Perhaps we're getting tired of not being allowed to state our likes and dislikes (not that I've personally struggled with the situation much). If a significant percentage of a demographic group exhibit undesirable behavior, an individual (or a business) should have the right to avoid dealings with the group mas a whole if they so choose.

Perhaps if the more responsible members of the group refused to tolerate the behavior of the bad apples, the incentive to behave badly would be removed, and the abhorrent behavior would diminish. So long as bad behavior is rewarded - especially by peers - it will continue.

As to your (and my own, I must admit) arbitrary nature, it's an inherent element in curmudgeon-ness! :-)

Cal said...

Isn't that what life is basically about -- double standards? Most people can compartmentalize so much of our beliefs and behaviors.

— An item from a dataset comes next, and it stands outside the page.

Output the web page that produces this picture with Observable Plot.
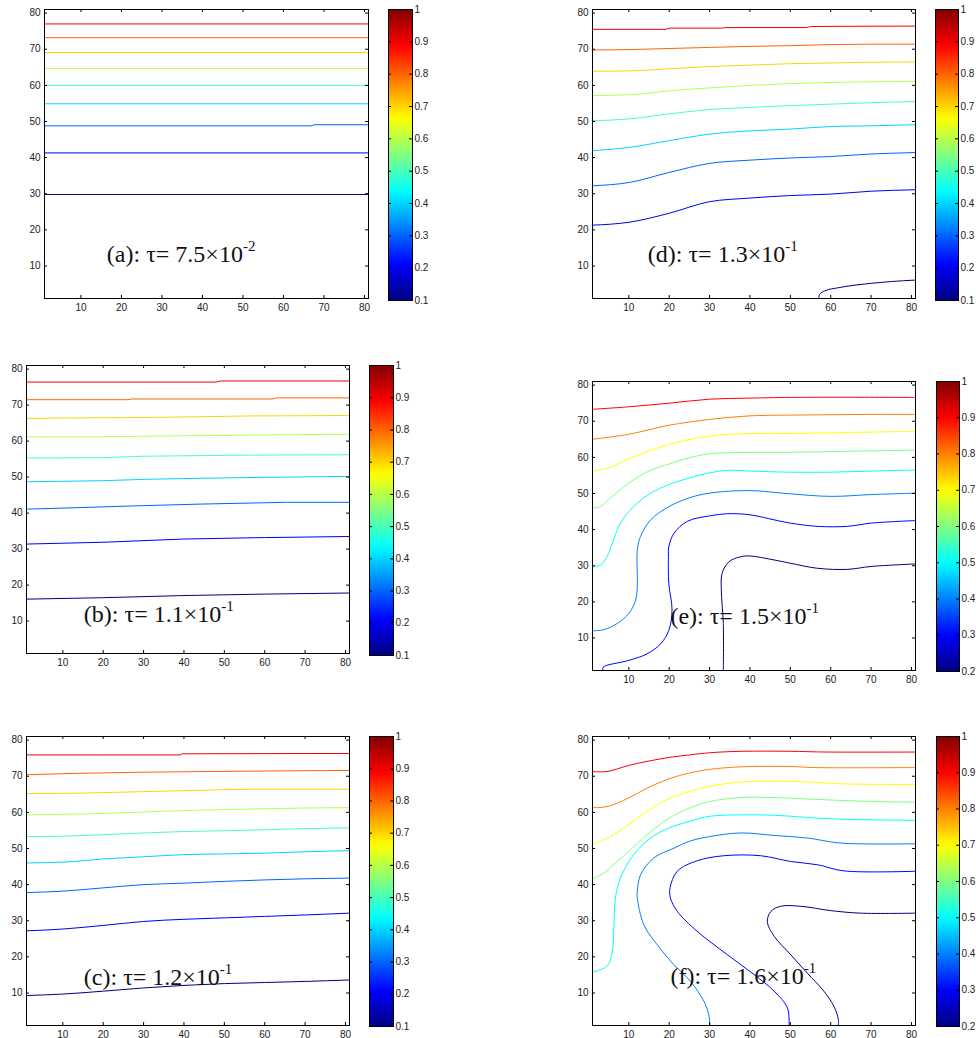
<!DOCTYPE html>
<html><head><meta charset="utf-8">
<script src="https://cdn.jsdelivr.net/npm/d3@7"></script>
<script src="https://cdn.jsdelivr.net/npm/@observablehq/plot@0.6"></script>
<style>
body{margin:0;background:#fff;}
#root{position:relative;width:976px;height:1038px;overflow:hidden;}
</style></head><body><div id="root"></div>
<script>
// ---------- data ----------
const axisTicks = [10,20,30,40,50,60,70,80];
const cbTicks01 = [0.1,0.2,0.3,0.4,0.5,0.6,0.7,0.8,0.9,1];
const cbTicks02 = [0.2,0.3,0.4,0.5,0.6,0.7,0.8,0.9,1];

const linesA = [
 [0.9, [[1,77.0],[81,77.0]]],
 [0.8, [[1,73.2],[81,73.2]]],
 [0.7, [[1,69.1],[81,69.1]]],
 [0.6, [[1,64.7],[81,64.7]]],
 [0.5, [[1,60.0],[81,60.0]]],
 [0.4, [[1,54.9],[81,54.9]]],
 [0.3, [[1,48.8],[67,48.8],[67.5,49.1],[81,49.1]]],
 [0.2, [[1,41.3],[81,41.3]]],
 [0.1, [[1,29.8],[81,29.8]]]
];
const linesB = [
 [0.9, [[1,76.4],[48,76.4],[49,76.7],[81,76.7]]],
 [0.8, [[1,71.5],[26,71.5],[27,71.7],[62,71.7],[63,72.0],[81,72.0]]],
 [0.7, [[1,66.3],[10,66.4],[34,66.6],[57,67.0],[81,67.1]]],
 [0.6, [[1,61.2],[20,61.2],[41,61.5],[60,61.7],[81,61.9]]],
 [0.5, [[1,55.3],[20,55.4],[30,55.8],[56,56.1],[81,56.2]]],
 [0.4, [[1,48.7],[20,49.0],[31,49.4],[51,49.8],[81,50.2]]],
 [0.3, [[1,41.1],[13.5,41.5],[27.6,42.0],[44,42.5],[65.7,43.0],[81,43.0]]],
 [0.2, [[1,31.4],[20,31.9],[40,32.8],[60,33.2],[81,33.5]]],
 [0.1, [[1,16.1],[20,16.5],[40,17.1],[60,17.5],[81,17.8]]]
];
const linesC = [
 [0.9, [[1,75.9],[39,75.9],[39.5,76.2],[81,76.3]]],
 [0.8, [[1,70.4],[13.5,70.8],[28.5,71.1],[45.8,71.3],[67,71.5],[81,71.6]]],
 [0.7, [[1,65.2],[13.5,65.3],[31.8,65.8],[44,66.1],[56.6,66.4],[81,66.4]]],
 [0.6, [[1,59.3],[20,59.7],[40,60.5],[60,61.0],[70,61.2],[81,61.3]]],
 [0.5, [[1,53.3],[10,53.4],[20,53.8],[30,54.3],[40,54.7],[50,54.9],[60,55.2],[70,55.5],[81,55.7]]],
 [0.4, [[1,46.0],[10,46.2],[20,47.1],[30,47.7],[40,48.3],[50,48.5],[60,48.7],[70,49.1],[81,49.4]]],
 [0.3, [[1,37.8],[10,38.2],[20,39.1],[30,40.0],[40,40.4],[50,40.9],[60,41.3],[70,41.6],[81,41.8]]],
 [0.2, [[1,27.2],[10,27.7],[20,28.7],[30,29.8],[40,30.4],[50,30.8],[60,31.2],[70,31.6],[81,32.1]]],
 [0.1, [[1,9.3],[10,9.7],[20,10.5],[30,11.4],[40,12.1],[50,12.6],[60,12.9],[70,13.2],[81,13.6]]]
];
const linesD = [
 [0.9, [[1,75.5],[19,75.5],[20,75.85],[33,75.85],[34,76.0],[54,76.0],[55,76.3],[81,76.4]]],
 [0.8, [[1,69.8],[10,69.9],[20,70.2],[30,70.5],[40,70.8],[50,71.0],[60,71.3],[70,71.4],[81,71.4]]],
 [0.7, [[1,63.9],[10,64.0],[20,64.6],[30,65.2],[40,65.6],[50,66.0],[60,66.2],[70,66.4],[81,66.5]]],
 [0.6, [[1,57.2],[10,57.4],[20,58.5],[30,59.3],[40,60.0],[50,60.5],[60,60.8],[70,61.0],[81,61.1]]],
 [0.5, [[1,50.2],[10,50.7],[20,52.1],[30,53.3],[40,53.9],[50,54.4],[60,54.8],[70,55.2],[81,55.5]]],
 [0.4, [[1,41.9],[10,42.8],[20,44.7],[30,46.5],[40,47.4],[50,47.9],[60,48.6],[70,48.8],[81,49.1]]],
 [0.3, [[1,32.2],[10,33.1],[20,35.9],[30,38.4],[40,39.3],[50,39.9],[60,40.3],[70,41.0],[81,41.4]]],
 [0.2, [[1,21.3],[10,22.1],[20,24.6],[30,27.8],[40,28.8],[50,29.5],[60,29.9],[70,30.7],[81,31.1]]],
 [0.1, [[57,1],[57.2,2],[58.5,3.1],[62,4],[66,4.7],[70,5.2],[75,5.7],[81,6.1]]]
];
const linesE = [
 [0.9, [[1,73.3],[10,74.0],[20,75.0],[30,76.1],[40,76.4],[50,76.6],[81,76.6]]],
 [0.8, [[1,65.0],[10,66.4],[20,68.9],[30,70.5],[40,71.5],[50,71.7],[60,71.8],[70,71.9],[81,71.9]]],
 [0.7, [[1,56.1],[5,57.1],[10,59.6],[20,63.6],[30,65.9],[40,66.6],[50,66.6],[60,66.8],[70,67.0],[81,67.2]]],
 [0.6, [[1,46.0],[3,46.4],[5,48.3],[10,52.9],[15,56.2],[20,58.2],[25,59.9],[30,61.0],[40,61.4],[50,61.4],[60,61.6],[70,61.8],[81,62.0]]],
 [0.5, [[1,29.7],[3,30.2],[4.6,32.5],[5.9,36.2],[7.9,41.8],[11.2,46.4],[15.4,50.1],[20,52.5],[25,54.3],[30,55.7],[34.4,56.4],[40,56.2],[50,55.9],[60,55.9],[70,56.2],[81,56.5]]],
 [0.4, [[1,12.0],[3.8,12.3],[7.1,14.0],[10,16.8],[11.7,20.5],[12.1,25.1],[12.1,34.4],[12.9,38.1],[15.4,42.7],[20,46.4],[25,48.8],[30,50.1],[40,50.8],[50,49.9],[60,49.2],[70,49.7],[81,50.1]]],
 [0.3, [[3.6,1],[3.6,1.9],[10,3.8],[14.5,5.6],[17.9,8.4],[19.9,12.1],[20.7,17.7],[19.9,25.1],[19.8,32.5],[19.9,35.3],[21.2,39.0],[24.5,42.3],[30,43.8],[34.4,44.4],[40,44.1],[46,42.7],[50,41.8],[56.7,40.9],[64.1,40.9],[70,41.8],[81,42.5]]],
 [0.2, [[33.4,1],[33.4,14],[32.9,23.3],[33.1,27.9],[34.8,31.1],[37.7,32.5],[40,32.7],[46,31.6],[50,30.7],[56.7,29.3],[64.1,29.0],[70,29.8],[81,30.5]]]
];
const linesF = [
 [0.9, [[1,71.3],[4.6,71.3],[10,73.0],[14.5,74.1],[20,75.2],[25,75.9],[30,76.5],[37.7,76.9],[50,76.9],[59,76.7],[81,76.7]]],
 [0.8, [[1,61.3],[4.6,61.6],[10,64.0],[14.5,66.7],[20,69.3],[25,70.9],[30,71.9],[37.7,72.6],[50,72.7],[55.9,72.4],[81,72.4]]],
 [0.7, [[1,51.2],[4.6,52.8],[10,56.6],[14.5,60.3],[20,63.8],[25,65.8],[30,67.2],[37.7,68.4],[46,68.6],[54.2,68.4],[62.5,67.9],[81,67.7]]],
 [0.6, [[1,41.6],[3.8,43.2],[7.1,46.4],[10,49.2],[14.5,53.8],[20,58.4],[25,61.2],[30,63.0],[37.7,64.1],[46,64.1],[54.2,63.7],[62.5,63.3],[70.7,63.0],[81,62.8]]],
 [0.5, [[1,15.8],[4.6,17.4],[5.9,21.5],[6.3,28.9],[6.7,36.3],[7.9,41.8],[11.2,48.3],[15.4,52.9],[20,55.7],[25,57.5],[30,58.9],[37.7,59.3],[46,59.2],[54.2,58.6],[62.5,58.1],[81,57.8]]],
 [0.4, [[30.1,1],[29.8,4],[28.6,7.7],[25.3,13.2],[21.2,17.8],[17,23.4],[13.7,28.9],[12.1,36.3],[12.1,38.1],[12.9,42.7],[16.2,47.4],[21.2,50.1],[25,52.0],[30,53.3],[37.7,54.3],[46,53.6],[54.2,52.9],[62.5,51.5],[81,51.3]]],
 [0.3, [[49.7,1],[49.3,5.8],[46,10.5],[41,15.1],[34.4,20.6],[26.9,27.1],[22,32.6],[20.3,36.3],[20.2,39.1],[22,43.7],[26.9,46.6],[33.6,48.0],[42.6,48.0],[50.1,46.4],[56.7,45.5],[63.3,43.8],[81,43.7]]],
 [0.2, [[61.9,1],[61.9,2.6],[60.8,6.3],[58.3,10.5],[54.2,15.5],[50.1,20.6],[46,25.7],[44.3,29.8],[45.2,32.6],[47.6,34.0],[52.6,34.0],[60,32.8],[67.4,32.1],[81,32.1]]]
];

const capText = ["(a): τ= 7.5×10", "(b): τ= 1.1×10", "(c): τ= 1.2×10", "(d): τ= 1.3×10", "(e): τ= 1.5×10", "(f): τ= 1.6×10"];
const capExp  = ["-2", "-1", "-1", "-1", "-1", "-1"];
const capX    = [16.4, 15.2, 15.2, 14.7, 20.3, 20.3];
const capY    = [11.0, 9.7, 12.3, 11.0, 14.0, 12.5];
const cbLow   = [0.1, 0.1, 0.1, 0.1, 0.2, 0.2];

// ---------- layout ----------
const frames = [
 {left:44.3, top:9,     w:324, h:289},   // a
 {left:26,   top:365,   w:323, h:288},   // b
 {left:26,   top:735.7, w:323, h:289},   // c
 {left:591.7,top:9,     w:323, h:289},   // d
 {left:592.3,top:380.7, w:323, h:289},   // e
 {left:592.3,top:735.7, w:323, h:289}    // f
];
const cbars = [
 {left:388.3, top:9,     w:24, h:291},
 {left:369,   top:365,   w:24, h:290},
 {left:369,   top:735.7, w:24, h:290},
 {left:935,   top:9,     w:23, h:291},
 {left:935.7, top:380.7, w:23, h:290},
 {left:935.7, top:735.7, w:23, h:290}
];
const allLines = [linesA, linesB, linesC, linesD, linesE, linesF];
const curves = ["linear","linear","monotone-x","monotone-x","catmull-rom","catmull-rom"];

const jet = d3.piecewise(d3.interpolateRgb, ["#000080","#0000ff","#0080ff","#00ffff","#80ff80","#ffff00","#ff8000","#ff0000","#800000"]);
const root = document.getElementById("root");
const font = "'Liberation Sans', Arial, Helvetica, sans-serif";

function place(svg, left, top) {
  svg.style.position = "absolute";
  svg.style.left = left + "px";
  svg.style.top = top + "px";
  svg.style.maxWidth = "none";
  svg.style.background = "transparent";
  svg.style.overflow = "visible";
  root.appendChild(svg);
}

for (let i = 0; i < 6; i++) {
  const F = frames[i], C = cbars[i], lo = cbLow[i];
  const mL = 32, mR = 6, mT = 8, mB = 22;
  const rows = allLines[i].flatMap(([lev, pts]) => pts.map(([x, y]) => ({lev, x, y})));
  const cap = [{x: capX[i], y: capY[i], t: capText[i] + "^" + capExp[i]}];
  const p = Plot.plot({
    width: F.w + mL + mR, height: F.h + mT + mB,
    marginLeft: mL, marginRight: mR, marginTop: mT, marginBottom: mB,
    style: {fontFamily: font, fontSize: "10px", color: "#222"},
    x: {domain: [1, 81], axis: null},
    y: {domain: [1, 81], axis: null},
    color: {type: "linear", domain: [lo, 1], interpolate: jet},
    marks: [
      Plot.line(rows, {x: "x", y: "y", z: "lev", stroke: "lev", strokeWidth: 1, curve: curves[i]}),
      Plot.axisX(axisTicks, {tickSize: 0, tickPadding: 5, label: null, tickFormat: d => `${d}`}),
      Plot.axisY(axisTicks, {tickSize: 0, tickPadding: 4, label: null, tickFormat: d => `${d}`}),
      Plot.tickX(axisTicks, {x: d => d, insetTop: F.h - 3, stroke: "#000"}),
      Plot.tickX(axisTicks, {x: d => d, insetBottom: F.h - 3, stroke: "#000"}),
      Plot.tickY(axisTicks, {y: d => d, insetRight: F.w - 3, stroke: "#000"}),
      Plot.tickY(axisTicks, {y: d => d, insetLeft: F.w - 3, stroke: "#000"}),
      Plot.text(cap, {x: "x", y: "y", text: "t", textAnchor: "start", lineAnchor: "bottom",
        fontFamily: "'Liberation Serif', 'Times New Roman', serif", fontSize: 24, fill: "#111"}),
      Plot.frame({stroke: "#000"})
    ]
  });
  // superscript exponent
  p.querySelectorAll("text").forEach(t => {
    const s = t.textContent;
    if (s.includes("^")) {
      const [main, ex] = s.split("^");
      t.textContent = main;
      const ts = document.createElementNS("http://www.w3.org/2000/svg", "tspan");
      ts.setAttribute("dy", "-11");
      ts.setAttribute("font-size", "15");
      ts.textContent = ex;
      t.appendChild(ts);
    }
  });
  place(p, F.left - mL, F.top - mT);

  const ticks = lo === 0.1 ? cbTicks01 : cbTicks02;
  const cmT = 8, cmB = 8, cmR = 30;
  const cb = Plot.plot({
    width: C.w + cmR, height: C.h + cmT + cmB,
    marginLeft: 0, marginRight: cmR, marginTop: cmT, marginBottom: cmB,
    style: {fontFamily: font, fontSize: "10px", color: "#222"},
    x: {domain: [0, 1], axis: null},
    y: {domain: [lo, 1], axis: null},
    color: {type: "linear", domain: [lo, 1], interpolate: jet},
    marks: [
      Plot.raster({x1: 0, x2: 1, y1: lo, y2: 1, fill: (x, y) => y, width: 1, height: 64}),
      Plot.axisY(ticks, {anchor: "right", tickSize: 0, tickPadding: 2, label: null, tickFormat: d => `${d}`}),
      Plot.tickY(ticks, {y: d => d, insetLeft: C.w - 3, stroke: "#000"}),
      Plot.tickY(ticks, {y: d => d, insetRight: C.w - 3, stroke: "#000"}),
      Plot.frame({stroke: "#000"})
    ]
  });
  place(cb, C.left, C.top - cmT);
}
</script></body></html>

I think of how a sexually promiscuous man is "the man" while a woman with the same behavior is a slut or whore. (Although things have changed a lot over the past 50 years.) What's the real difference in their behavior other than gender?

I think it's probably some evolutionary reason for your original question. Someone like Michael Shermer or a behavioral psychologist would probably be able to explain it. Maybe we are all born with some inherited biases that are arbitrary.